» WRITTEN INSTRUCTION
Print the listing from its top line through the line containing "const maternalSerumTicks = [0, 1000, 2000, 3000, 4000, 5000];", nothing more, and leave out the pictures.

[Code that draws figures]
▼

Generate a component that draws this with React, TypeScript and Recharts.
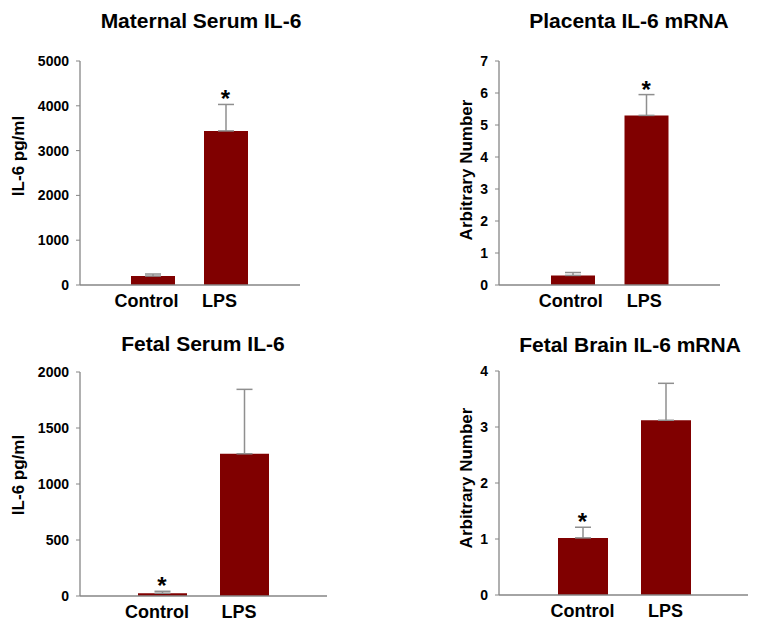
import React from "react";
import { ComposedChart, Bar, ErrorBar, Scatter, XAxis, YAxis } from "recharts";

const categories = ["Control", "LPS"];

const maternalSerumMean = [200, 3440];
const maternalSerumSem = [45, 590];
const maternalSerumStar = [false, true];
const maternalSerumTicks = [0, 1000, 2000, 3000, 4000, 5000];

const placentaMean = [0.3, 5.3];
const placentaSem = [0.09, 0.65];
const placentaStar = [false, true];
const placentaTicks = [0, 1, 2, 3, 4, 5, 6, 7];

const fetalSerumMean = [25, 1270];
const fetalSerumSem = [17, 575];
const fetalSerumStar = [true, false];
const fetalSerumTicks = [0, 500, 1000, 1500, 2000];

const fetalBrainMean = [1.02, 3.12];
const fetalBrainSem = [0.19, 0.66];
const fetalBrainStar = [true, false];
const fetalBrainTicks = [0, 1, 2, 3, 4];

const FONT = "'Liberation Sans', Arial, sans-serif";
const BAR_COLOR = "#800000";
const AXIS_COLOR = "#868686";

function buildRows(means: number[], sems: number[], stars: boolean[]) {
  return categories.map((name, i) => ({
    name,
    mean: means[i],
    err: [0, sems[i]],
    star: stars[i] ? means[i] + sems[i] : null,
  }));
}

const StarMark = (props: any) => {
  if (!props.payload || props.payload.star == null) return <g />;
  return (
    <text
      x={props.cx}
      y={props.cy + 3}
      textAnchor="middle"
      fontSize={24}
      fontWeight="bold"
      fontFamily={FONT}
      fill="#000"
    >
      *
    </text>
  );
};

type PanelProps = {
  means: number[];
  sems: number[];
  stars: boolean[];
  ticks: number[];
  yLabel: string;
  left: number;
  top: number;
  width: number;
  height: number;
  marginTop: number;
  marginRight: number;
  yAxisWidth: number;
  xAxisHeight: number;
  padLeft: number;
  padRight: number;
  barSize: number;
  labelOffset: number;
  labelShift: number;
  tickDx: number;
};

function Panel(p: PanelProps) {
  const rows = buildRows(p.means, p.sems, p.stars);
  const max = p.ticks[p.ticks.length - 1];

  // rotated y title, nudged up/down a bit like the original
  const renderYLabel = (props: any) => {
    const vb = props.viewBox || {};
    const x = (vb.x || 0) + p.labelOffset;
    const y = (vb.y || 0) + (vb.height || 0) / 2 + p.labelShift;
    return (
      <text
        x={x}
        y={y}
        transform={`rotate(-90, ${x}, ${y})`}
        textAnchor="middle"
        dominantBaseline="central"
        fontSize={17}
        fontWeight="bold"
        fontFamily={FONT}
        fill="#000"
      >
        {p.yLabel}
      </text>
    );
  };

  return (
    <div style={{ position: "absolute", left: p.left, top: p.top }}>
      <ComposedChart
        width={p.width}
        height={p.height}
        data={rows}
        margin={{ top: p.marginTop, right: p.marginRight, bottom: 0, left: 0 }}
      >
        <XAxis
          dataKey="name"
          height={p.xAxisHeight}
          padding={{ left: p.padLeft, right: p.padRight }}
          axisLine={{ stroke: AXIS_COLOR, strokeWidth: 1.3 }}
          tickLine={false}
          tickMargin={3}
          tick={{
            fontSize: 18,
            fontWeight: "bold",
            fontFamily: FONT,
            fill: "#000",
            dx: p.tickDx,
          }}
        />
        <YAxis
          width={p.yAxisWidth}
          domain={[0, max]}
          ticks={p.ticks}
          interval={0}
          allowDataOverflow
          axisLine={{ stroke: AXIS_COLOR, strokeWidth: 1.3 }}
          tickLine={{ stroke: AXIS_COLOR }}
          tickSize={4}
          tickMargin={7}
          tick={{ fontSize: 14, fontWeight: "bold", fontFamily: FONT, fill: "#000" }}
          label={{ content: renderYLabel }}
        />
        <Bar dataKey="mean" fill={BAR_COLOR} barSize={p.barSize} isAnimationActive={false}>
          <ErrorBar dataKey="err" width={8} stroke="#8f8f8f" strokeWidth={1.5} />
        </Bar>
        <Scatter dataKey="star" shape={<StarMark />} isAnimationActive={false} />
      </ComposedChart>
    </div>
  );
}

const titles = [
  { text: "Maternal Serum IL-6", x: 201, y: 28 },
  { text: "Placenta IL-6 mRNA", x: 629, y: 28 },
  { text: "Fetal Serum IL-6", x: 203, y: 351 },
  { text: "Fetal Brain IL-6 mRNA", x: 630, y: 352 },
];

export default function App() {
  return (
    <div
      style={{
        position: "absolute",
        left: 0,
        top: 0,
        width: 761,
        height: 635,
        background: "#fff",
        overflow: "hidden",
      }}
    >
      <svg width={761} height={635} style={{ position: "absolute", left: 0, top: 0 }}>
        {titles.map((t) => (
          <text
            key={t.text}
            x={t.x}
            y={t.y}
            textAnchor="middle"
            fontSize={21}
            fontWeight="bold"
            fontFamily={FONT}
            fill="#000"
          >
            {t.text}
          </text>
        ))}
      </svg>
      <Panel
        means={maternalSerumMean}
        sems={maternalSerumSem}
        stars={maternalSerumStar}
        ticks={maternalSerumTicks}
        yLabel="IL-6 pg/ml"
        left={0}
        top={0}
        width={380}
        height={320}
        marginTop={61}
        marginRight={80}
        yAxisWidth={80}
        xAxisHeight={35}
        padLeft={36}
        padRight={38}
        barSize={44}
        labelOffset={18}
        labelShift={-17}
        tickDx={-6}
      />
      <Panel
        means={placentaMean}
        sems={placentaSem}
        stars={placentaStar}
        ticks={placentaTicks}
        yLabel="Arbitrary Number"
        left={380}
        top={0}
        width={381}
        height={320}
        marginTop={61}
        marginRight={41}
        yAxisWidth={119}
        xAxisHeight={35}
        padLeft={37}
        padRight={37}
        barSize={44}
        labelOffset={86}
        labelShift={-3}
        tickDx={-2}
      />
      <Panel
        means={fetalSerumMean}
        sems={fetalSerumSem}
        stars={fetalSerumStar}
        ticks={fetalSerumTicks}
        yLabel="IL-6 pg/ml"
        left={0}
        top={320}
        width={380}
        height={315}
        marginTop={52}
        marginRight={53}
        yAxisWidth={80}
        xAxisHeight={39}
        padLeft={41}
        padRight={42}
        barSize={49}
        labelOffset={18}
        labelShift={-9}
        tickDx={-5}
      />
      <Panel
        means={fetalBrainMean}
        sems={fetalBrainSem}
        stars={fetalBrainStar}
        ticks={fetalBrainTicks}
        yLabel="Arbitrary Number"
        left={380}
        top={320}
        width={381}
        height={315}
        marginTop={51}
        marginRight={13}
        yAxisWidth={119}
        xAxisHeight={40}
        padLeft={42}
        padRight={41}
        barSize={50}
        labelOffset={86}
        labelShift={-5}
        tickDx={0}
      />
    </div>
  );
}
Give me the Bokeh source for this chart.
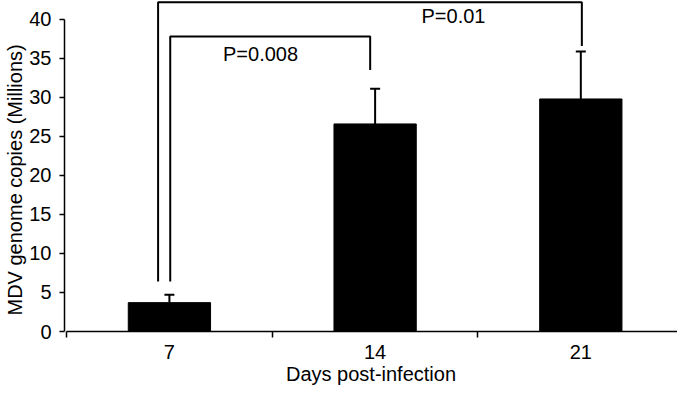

▲

» RESPONSE TO THE TASK
Generate a component that draws this with React, TypeScript and Recharts.
import React from "react";
import { ComposedChart, Bar, ErrorBar, Scatter, XAxis, YAxis } from "recharts";

const categories = ["Control", "LPS"];

const maternalSerumMean = [200, 3440];
const maternalSerumSem = [45, 590];
const maternalSerumStar = [false, true];
const maternalSerumTicks = [0, 1000, 2000, 3000, 4000, 5000];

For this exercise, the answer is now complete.